Very impressive! And a whole lot more work than I put into the conversion project [I simply bought GoWesty's kit ]. GW's kit does include dust shields. The very first release of their kit, however, did not include the shields and my dad's Westy's rear disc got rock damage as a result. He contacted GW and they sent him dust shields to install.

[Kdj]

That is fantastic fab work using minimal tooling! Thanks for the detailed drawings. For someone with the skills to do this, you have created detailed how too. Again great post

[willem maas]

[willem maas]

[willem maas]

[willem maas]

[willem maas]

[willem maas]

[willem maas]

[Detrar]

What a wicked write up. Thank you for the time you put in to show us what you've done

[SplitBusVanatic]

wonderful post.
thank you for doing this and documenting it so well.
would you ever consider offering these for sale ?

[willem maas]

[willem maas]

[Nitramrebrab72]

Very nice job!!! Extremely professional but is it the right upgrade for all Vanagons ???

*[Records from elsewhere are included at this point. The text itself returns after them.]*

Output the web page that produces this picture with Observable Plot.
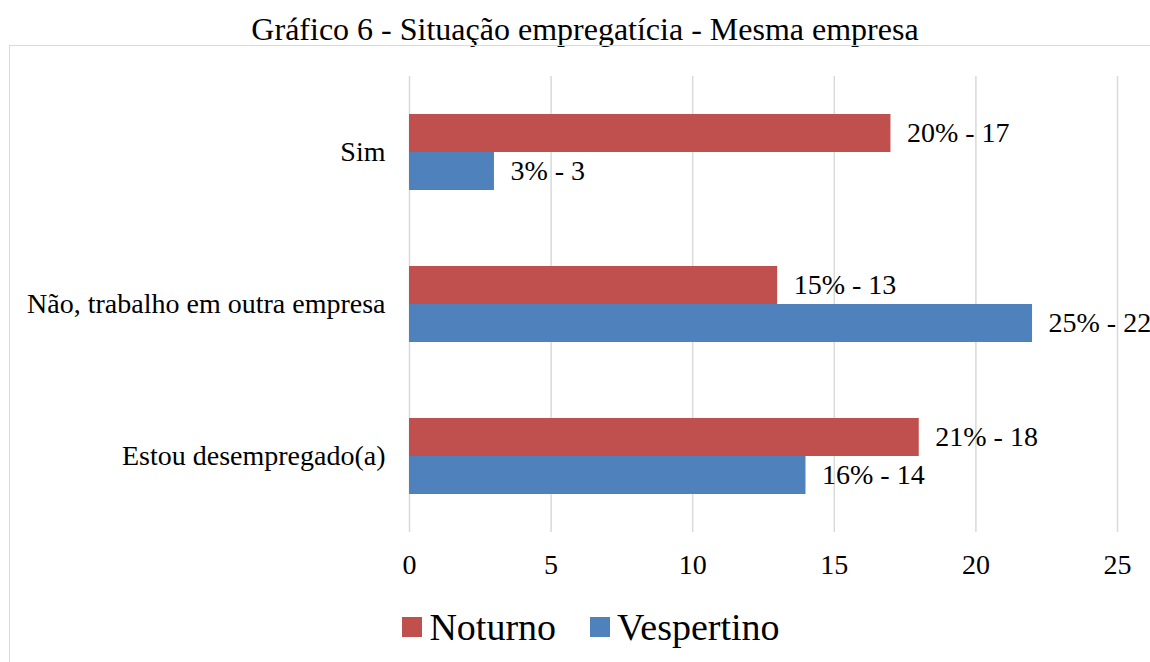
<!DOCTYPE html>
<html>
<head>
<meta charset="utf-8">
<script src="https://cdn.jsdelivr.net/npm/d3@7"></script>
<script src="https://cdn.jsdelivr.net/npm/@observablehq/plot@0.6"></script>
<style>
  html, body { margin: 0; padding: 0; background: #fff; width: 1150px; height: 662px; overflow: hidden; }
  body { position: relative; font-family: "Liberation Serif", "Times New Roman", serif; color: #000; }
  #title { position: absolute; top: 9px; left: 20px; width: 1130px; text-align: center; font-size: 32px; line-height: 40px; }
  #box { position: absolute; top: 45px; left: 9px; width: 1200px; height: 700px; border: 1.5px solid #d9d9d9; box-sizing: border-box; }
  #chart { position: absolute; top: 46px; left: 0; }
  #legend { position: absolute; top: 603px; left: 0; width: 1150px; display: flex; justify-content: center; padding-left: 32px; box-sizing: border-box; font-size: 38px; line-height: 48px; }
  .item { display: flex; align-items: center; margin: 0 17px; }
  .sw { width: 20px; height: 20px; margin-right: 7px; }
  svg text { font-family: "Liberation Serif", "Times New Roman", serif; }
</style>
</head>
<body>
<div id="title">Gráfico 6 - Situação empregatícia - Mesma empresa</div>
<div id="box"></div>
<div id="chart"></div>
<div id="legend"></div>
<script>
const categories = ["Sim", "Não, trabalho em outra empresa", "Estou desempregado(a)"];
const series = ["Noturno", "Vespertino"];
const colors = ["#C0504D", "#4F81BD"];
const noturno = [17, 13, 18];
const vespertino = [3, 22, 14];
const noturnoPct = ["20%", "15%", "21%"];
const vespertinoPct = ["3%", "25%", "16%"];
const xTicks = [0, 5, 10, 15, 20, 25];

const rows = [];
categories.forEach((c, i) => {
  rows.push({cat: c, series: "Noturno", value: noturno[i], label: `${noturnoPct[i]} - ${noturno[i]}`});
  rows.push({cat: c, series: "Vespertino", value: vespertino[i], label: `${vespertinoPct[i]} - ${vespertino[i]}`});
});

const chart = Plot.plot({
  width: 1150,
  height: 550,
  marginLeft: 409,
  marginRight: 33,
  marginTop: 29,
  marginBottom: 64,
  style: {fontFamily: "Liberation Serif, Times New Roman, serif", fontSize: "28px", color: "#000", background: "transparent", overflow: "visible"},
  x: {domain: [0, 25], ticks: xTicks, tickSize: 0, tickPadding: 22, label: null},
  fy: {domain: categories, padding: 0, label: null, tickSize: 0, tickPadding: 24, axis: "left"},
  y: {domain: series, paddingInner: 0, paddingOuter: 0.95, axis: null},
  color: {domain: series, range: colors},
  marks: [
    Plot.ruleX(xTicks, {stroke: "#d9d9d9", strokeWidth: 1.5, strokeOpacity: 1}),
    Plot.barX(rows, {x: "value", y: "series", fy: "cat", fill: "series"}),
    Plot.text(rows, {x: "value", y: "series", fy: "cat", text: "label", textAnchor: "start", dx: 16, fill: "#000"})
  ]
});
document.getElementById("chart").appendChild(chart);

const legend = document.getElementById("legend");
series.forEach((s, i) => {
  const item = document.createElement("div");
  item.className = "item";
  const sw = document.createElement("div");
  sw.className = "sw";
  sw.style.background = colors[i];
  const t = document.createElement("span");
  t.textContent = s;
  item.appendChild(sw);
  item.appendChild(t);
  legend.appendChild(item);
});
</script>
</body>
</html>
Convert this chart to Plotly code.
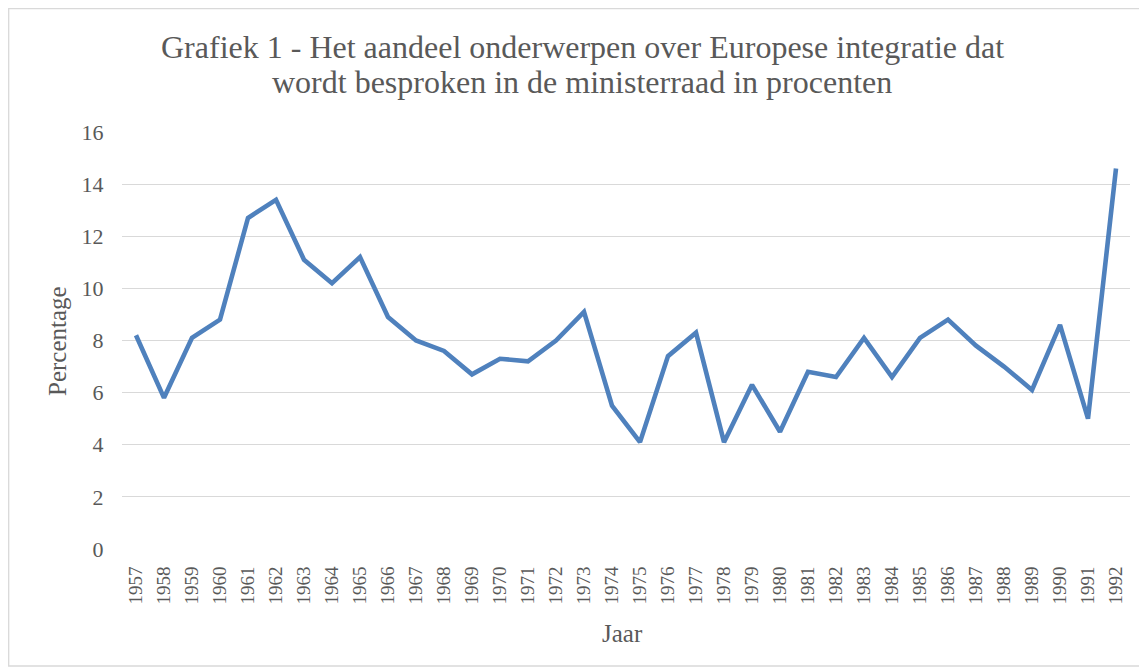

I have a T25 Westfalia totally original as regards wheels ,brakes, tyres, that weighs in at over 5000lbs.
Going down the mountain roads in the pyrenees mountains and also at Mont Ventoux which is the longest stretch of extremely steep road in Europe. Used by European car manufacturer BMW Jaguar just to name a few, to test their new cars (especially the brakes) where BMW have broken new pre introduction cars it is tough!!!!
After doing the mountain descent many times I have found the following.

Engine braking is a must at all times!!!
The VW recommended grease in the front bearings can not stand upto the excessive heat and will lead to premature bearing failure on the pre 83 smaller wheel bearings, but not the rear drums as they don't get as hot.

Also found that the front to rear braking balancing is very well designed by VW and any extra rear braking will lead to premature rear brake lock up, very important especially in the snow so will be needed to be accompanied by better front brakes.

The above leads me to believe larger front disc set up seems a lot more crucial than a rear brake upgrade as VW SouthAfrica (on their 5cyl high powered engines) came to the same conclusion that the harder you brake or the steeper the hill the more load is transferred on to the front brakes and removed from the rear.
Putting more heat braking on the front discs but also removing heat from the rear making for cooler rear drums the steeper the hill but obviously due to longer time spent with the foot on the brakes on steeper hills will lead to hotter overall brakes but pro-rata the steeper the hill the cooler the rear drums will be.

Also Redline CV2 extra high temp wheelbearing grease saves my bearings in the mountains.